Chapter 2 : Evidence
I showed the historical evidence to Suzanne Schuld, a registered nurse of over thirty years’ experience of critical care and emergency medicine; she in turn showed it to her colleagues, Melissa Rockefeller, MD, Karen Maury, MD, and Michele Sequerra, MD. I also showed the evidence to Sylvia Howard, a midwife with decades of experience. I am enormously grateful to these five medical experts for their ground-breaking theories and opinions, which shed new light on why, and how, Jane Seymour died, and which inform the final pages of my novel. Any mistakes in my interpretation of the information they gave me are mine alone.

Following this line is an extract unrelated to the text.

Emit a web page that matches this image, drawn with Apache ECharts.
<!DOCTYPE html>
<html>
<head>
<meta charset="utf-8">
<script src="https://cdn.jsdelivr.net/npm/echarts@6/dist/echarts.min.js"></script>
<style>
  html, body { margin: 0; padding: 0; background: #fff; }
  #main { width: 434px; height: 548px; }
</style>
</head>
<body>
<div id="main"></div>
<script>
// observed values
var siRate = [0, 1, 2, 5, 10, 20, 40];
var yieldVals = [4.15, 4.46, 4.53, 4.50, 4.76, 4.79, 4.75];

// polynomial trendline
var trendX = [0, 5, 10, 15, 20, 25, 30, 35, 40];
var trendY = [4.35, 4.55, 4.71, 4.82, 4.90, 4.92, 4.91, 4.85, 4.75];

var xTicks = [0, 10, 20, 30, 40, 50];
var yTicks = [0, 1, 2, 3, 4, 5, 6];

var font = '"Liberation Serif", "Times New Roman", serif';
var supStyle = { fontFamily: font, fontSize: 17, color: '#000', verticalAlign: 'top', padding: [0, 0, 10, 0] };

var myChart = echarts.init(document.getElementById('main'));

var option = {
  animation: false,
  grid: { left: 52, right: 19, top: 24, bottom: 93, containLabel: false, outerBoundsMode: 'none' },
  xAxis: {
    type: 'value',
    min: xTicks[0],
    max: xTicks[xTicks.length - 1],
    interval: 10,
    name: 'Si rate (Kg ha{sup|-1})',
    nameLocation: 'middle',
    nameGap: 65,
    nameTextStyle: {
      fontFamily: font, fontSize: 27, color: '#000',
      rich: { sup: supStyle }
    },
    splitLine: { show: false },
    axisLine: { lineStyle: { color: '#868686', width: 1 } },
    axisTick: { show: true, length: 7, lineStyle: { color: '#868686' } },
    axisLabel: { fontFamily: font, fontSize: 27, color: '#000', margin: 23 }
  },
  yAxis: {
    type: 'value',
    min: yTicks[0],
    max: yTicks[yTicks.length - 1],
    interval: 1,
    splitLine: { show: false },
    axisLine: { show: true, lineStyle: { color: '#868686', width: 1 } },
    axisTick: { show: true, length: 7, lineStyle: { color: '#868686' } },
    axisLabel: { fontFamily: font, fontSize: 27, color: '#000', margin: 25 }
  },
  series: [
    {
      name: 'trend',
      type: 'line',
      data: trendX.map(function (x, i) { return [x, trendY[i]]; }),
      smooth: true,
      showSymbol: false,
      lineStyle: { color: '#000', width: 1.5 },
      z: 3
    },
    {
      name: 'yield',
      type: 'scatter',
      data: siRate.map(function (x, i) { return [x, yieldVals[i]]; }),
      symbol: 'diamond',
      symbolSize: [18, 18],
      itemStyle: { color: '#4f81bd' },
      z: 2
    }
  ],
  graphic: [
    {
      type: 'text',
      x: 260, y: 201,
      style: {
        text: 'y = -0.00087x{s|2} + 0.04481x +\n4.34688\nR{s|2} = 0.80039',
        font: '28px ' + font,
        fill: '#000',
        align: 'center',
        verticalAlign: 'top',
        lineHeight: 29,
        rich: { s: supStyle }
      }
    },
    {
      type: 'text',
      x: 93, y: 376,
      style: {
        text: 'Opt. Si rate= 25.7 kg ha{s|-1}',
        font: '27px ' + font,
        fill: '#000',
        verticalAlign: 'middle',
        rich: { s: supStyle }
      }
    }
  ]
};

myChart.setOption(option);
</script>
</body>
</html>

As I suspected, there were almost certainly two distinct illnesses, and the first was probably food poisoning – my original theory. In regard to the second illness, as there was no report of fever, endometritis (puerperal fever) or puerperal sepsis (which have similar symptoms) seem unlikely. Sepsis cannot be entirely excluded, although the doctors were sceptical as there was no documented fever, and there are other clues that make it more likely that Jane died from a combination of other factors. If she had developed endometritis shortly after giving birth, there would have been progressive deterioration, and it is doubtful that she would have been well enough to host the christening reception, or felt like eating rich foods.
On the evidence we have, death was probably due to a combination of dehydration and embolism, leading ultimately to heart failure.
Possibly Jane had a thrombosis in a leg or in her pelvic circulation, and pieces broke off and migrated to her heart and lungs. Rushing to the close stool while suffering from food poisoning, or getting up to enable her servants to clean or change her bed, might have dislodged a piece of clot.
Embolisms do not always lead to instant death, and not all are fatal. Jane could easily had one or more small ones that would have put a strain on her heart and respiratory muscles and worn out her ability to breathe, especially if she had less oxygen-carrying capacity due to anaemia. It might be significant that she had 'skin is so whitish that it may be called rather pale’, which may indicate that she was anaemic. When she was pregnant with Edward VI, she had a craving for quails, which have a high iron content. Many experts think that some women crave the nutrients their body needs.
A woman can become vulnerable to iron-deficiency anaemia after repeated pregnancies and miscarriages. Each pregnancy can place a high demand on a woman’s stores of iron, and the foetus and vital organs, such as the muscles that facilitate childbirth, can be starved of oxygen. Left untreated – and the condition was unknown in Tudor times – iron-deficiency anaemia can have serious implications for the health of mother and child. It can lower resistance to infections, increase the risk of premature labour, lead to maternal death, and make a woman far more vulnerable to an embolism.
If an anaemic woman becomes pregnant, the ova stored in the ovaries can weaken over time and become unviable. It can prevent the growing cells of the foetus from dividing and growing properly, which may result in a miscarriage, which in turn can exacerbate the anaemia. It is possible that Jane Seymour suffered one, possibly two, miscarriages before she became pregnant with Edward.